On Wed, Jun 30, 2010 at 3:34 PM, Paul Johnson <paul@cogito.org.uk> wrote:
I'm starting to see job adverts mentioning Haskell as a "nice to have", and even in some cases as a technology to work with.

However right now I'm looking at it from the other side.  Suppose someone wants to hire a Haskell developer or three.  How easy is this?  I'd appreciate replies from people who have actually done this.

I've had a fairly easy time of hiring Haskell programmers. However, when I do, I am actively recruiting particular candidates, who are active in the community, and who have particular skills that I am looking for rather than throwing out a net. The blogosphere, reddit, #haskell and stackoverflow all make pretty decent filters to identify and build relationships with good Haskell programmers -- especially if you are plugged into the community yourself.

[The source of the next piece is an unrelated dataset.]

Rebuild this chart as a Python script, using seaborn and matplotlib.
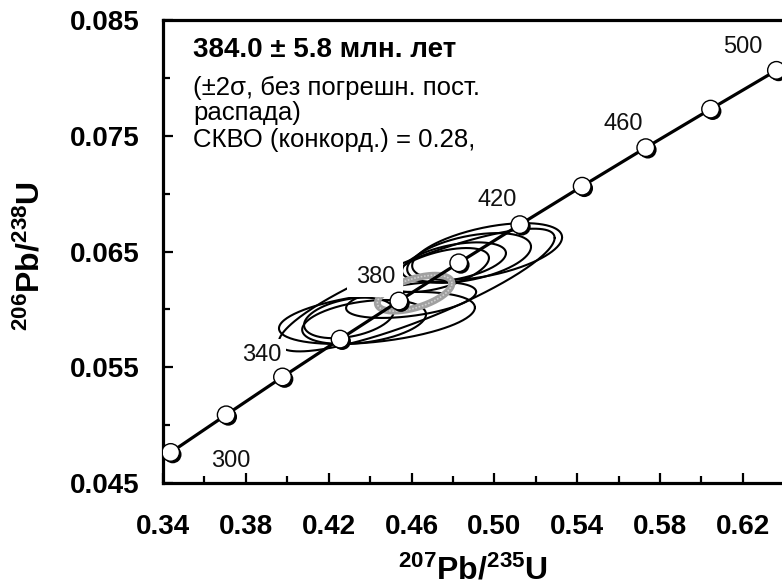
import numpy as np
import matplotlib
matplotlib.use("Agg")
import matplotlib.pyplot as plt
import matplotlib.patheffects as pe
from matplotlib.ticker import MultipleLocator, FormatStrFormatter
import seaborn as sns

# ---- data ----
ages = [300, 320, 340, 360, 380, 400, 420, 440, 460, 480, 500]
pb207_u235 = [0.3437, 0.3705, 0.3977, 0.4255, 0.4539, 0.4828, 0.5123, 0.5424, 0.5731, 0.6044, 0.6362]
pb206_u238 = [0.04764, 0.05089, 0.05416, 0.05743, 0.06072, 0.06402, 0.06732, 0.07064, 0.07397, 0.07730, 0.08065]
# concordia curve (extends a little beyond the marked ages)
curve_x = [0.3306] + pb207_u235 + [0.6525]
curve_y = [0.04601] + pb206_u238 + [0.08233]
labelled_ages = [300, 340, 380, 420, 460, 500]

# analysis error ellipses: centre, 2-sigma half extents, correlation
ell_x = [0.4625, 0.4433, 0.4371, 0.4598, 0.4878, 0.4805, 0.4965, 0.4298, 0.4733]
ell_y = [0.06167, 0.05926, 0.05891, 0.06081, 0.06444, 0.06409, 0.06500, 0.05926, 0.06340]
ell_sx = [0.0666, 0.0473, 0.0299, 0.0314, 0.0299, 0.0251, 0.0362, 0.0217, 0.0241]
ell_sy = [0.00530, 0.00225, 0.00190, 0.00155, 0.00215, 0.00170, 0.00245, 0.00175, 0.00190]
ell_rho = [0.85, 0.40, 0.35, 0.45, 0.45, 0.45, 0.50, 0.35, 0.55]
# concordia age ellipse
age_x, age_y, age_sx, age_sy, age_rho = 0.4615, 0.06140, 0.0180, 0.00155, 0.55

xticks = [0.34, 0.38, 0.42, 0.46, 0.50, 0.54, 0.58, 0.62]
yticks = [0.045, 0.055, 0.065, 0.075, 0.085]

title_line = "384.0 ± 5.8 млн. лет"
info_lines = ["(±2σ, без погрешн. пост.", "распада)", "СКВО (конкорд.) = 0.28,"]

# ---- style ----
sns.set_style("ticks")
plt.rcParams["font.family"] = ["Liberation Sans", "DejaVu Sans"]
plt.rcParams["mathtext.fontset"] = "custom"
plt.rcParams["mathtext.rm"] = "Liberation Sans:bold"
plt.rcParams["mathtext.bf"] = "Liberation Sans:bold"
plt.rcParams["mathtext.it"] = "Liberation Sans:bold"
plt.rcParams["mathtext.default"] = "rm"
for k in ["text.color", "axes.labelcolor", "xtick.color", "ytick.color",
          "xtick.labelcolor", "ytick.labelcolor"]:
    plt.rcParams[k] = "black"

fig = plt.figure(figsize=(7.82, 5.85), dpi=100)
W, H = 782, 585
ax = fig.add_axes([163 / W, 102 / H, 619 / W, 463 / H])


def ellipse_path(cx, cy, sx, sy, rho, n=240):
    t = np.linspace(0, 2 * np.pi, n)
    x = cx + sx * np.cos(t)
    y = cy + sy * (rho * np.cos(t) + np.sqrt(1 - rho ** 2) * np.sin(t))
    return x, y


for cx, cy, sx, sy, r in zip(ell_x, ell_y, ell_sx, ell_sy, ell_rho):
    ex, ey = ellipse_path(cx, cy, sx, sy, r)
    ax.plot(ex, ey, color="black", lw=1.5, zorder=2)

gx, gy = ellipse_path(age_x, age_y, age_sx, age_sy, age_rho)
ax.plot(gx, gy, color="#a0a0a0", lw=5, zorder=2.5)
ax.plot(gx, gy, color="#d0d0d0", lw=1.2, ls=(0, (1, 1)), zorder=2.6)

sns.lineplot(x=curve_x, y=curve_y, sort=False, estimator=None, color="black",
             lw=2.3, ax=ax, zorder=3)

# age labels
offsets = {300: (43, -6), 340: (-15, 16), 380: (-17, 17), 420: (-16, 18),
           460: (-16, 17), 500: (-24, 17)}
for a in labelled_ages:
    i = ages.index(a)
    if a == 380:
        bb = dict(boxstyle="square,pad=0.35", fc="white", ec="none")
    elif a == 340:
        bb = dict(boxstyle="square,pad=0.2", fc="white", ec="none")
    else:
        bb = None
    ax.annotate(str(a), (pb207_u235[i], pb206_u238[i]), xytext=offsets[a],
                textcoords="offset points", ha="center", va="center",
                fontsize=17, color="#111111", zorder=4, bbox=bb)

sns.scatterplot(x=pb207_u235, y=pb206_u238, s=160, color="white",
                edgecolor="black", linewidth=1.0, ax=ax, zorder=5)
ax.collections[-1].set_path_effects(
    [pe.SimplePatchShadow(offset=(1.5, -1.5), shadow_rgbFace="black", alpha=1.0),
     pe.Normal()])

ax.set_xlim(0.34, 0.34 + 619 / 2071)
ax.set_ylim(0.045, 0.085)
ax.set_xticks(xticks)
ax.set_yticks(yticks)
ax.xaxis.set_minor_locator(MultipleLocator(0.02))
ax.yaxis.set_minor_locator(MultipleLocator(0.005))
ax.xaxis.set_major_formatter(FormatStrFormatter("%.2f"))
ax.yaxis.set_major_formatter(FormatStrFormatter("%.3f"))
ax.tick_params(which="major", direction="in", length=7, width=1.6,
               labelsize=20, pad=22, top=False, right=False)
ax.tick_params(axis="y", which="major", pad=17)
ax.tick_params(which="minor", direction="in", length=5, width=1.6,
               top=False, right=False)
for lab in ax.get_xticklabels() + ax.get_yticklabels():
    lab.set_fontweight("bold")

for s in ["left", "bottom", "top"]:
    ax.spines[s].set_linewidth(2.3)
    ax.spines[s].set_color("black")
ax.spines["right"].set_visible(False)

ax.set_xlabel(r"$^{207}$Pb/$^{235}$U", fontsize=23, fontweight="bold")
ax.set_ylabel(r"$^{206}$Pb/$^{238}$U", fontsize=23, fontweight="bold")
ax.xaxis.set_label_coords(0.5, -0.155)
ax.yaxis.set_label_coords((47 - 163) / 619, 0.49)

# info text
ax.text(0.0485, 0.920, title_line, transform=ax.transAxes, fontsize=20,
        fontweight="bold", va="baseline", ha="left", zorder=6)
for yy, line in zip([0.838, 0.784, 0.7257], info_lines):
    ax.text(0.0485, yy, line, transform=ax.transAxes, fontsize=18.5,
            va="baseline", ha="left", zorder=6)

fig.savefig("out.png", dpi=100)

* How many applications did you get?

I tend to actively recruit rather than throw open the floodgates.

* How many of those applicants knew what a monad is, or how to write FizzBuzz in Haskell?

"Knowledge of Haskell" means very different things to different people. I'd be somewhat leery of blindly hiring someone based on their ability to answer a couple of pop Haskell quiz questions.

A better test might be if they really understood Applicative and Traversable, or if they knew how to use hsc2hs; Talk about unboxing and when to apply strictness annotations, finger trees, stream fusion, purely functional data structures or ways to implement memoization in a purely functional setting, or how to abuse side effects to do so in a less pure way. Those are the kinds of things you get exposed to through actually using Haskell, rather than through reading a monad tutorial.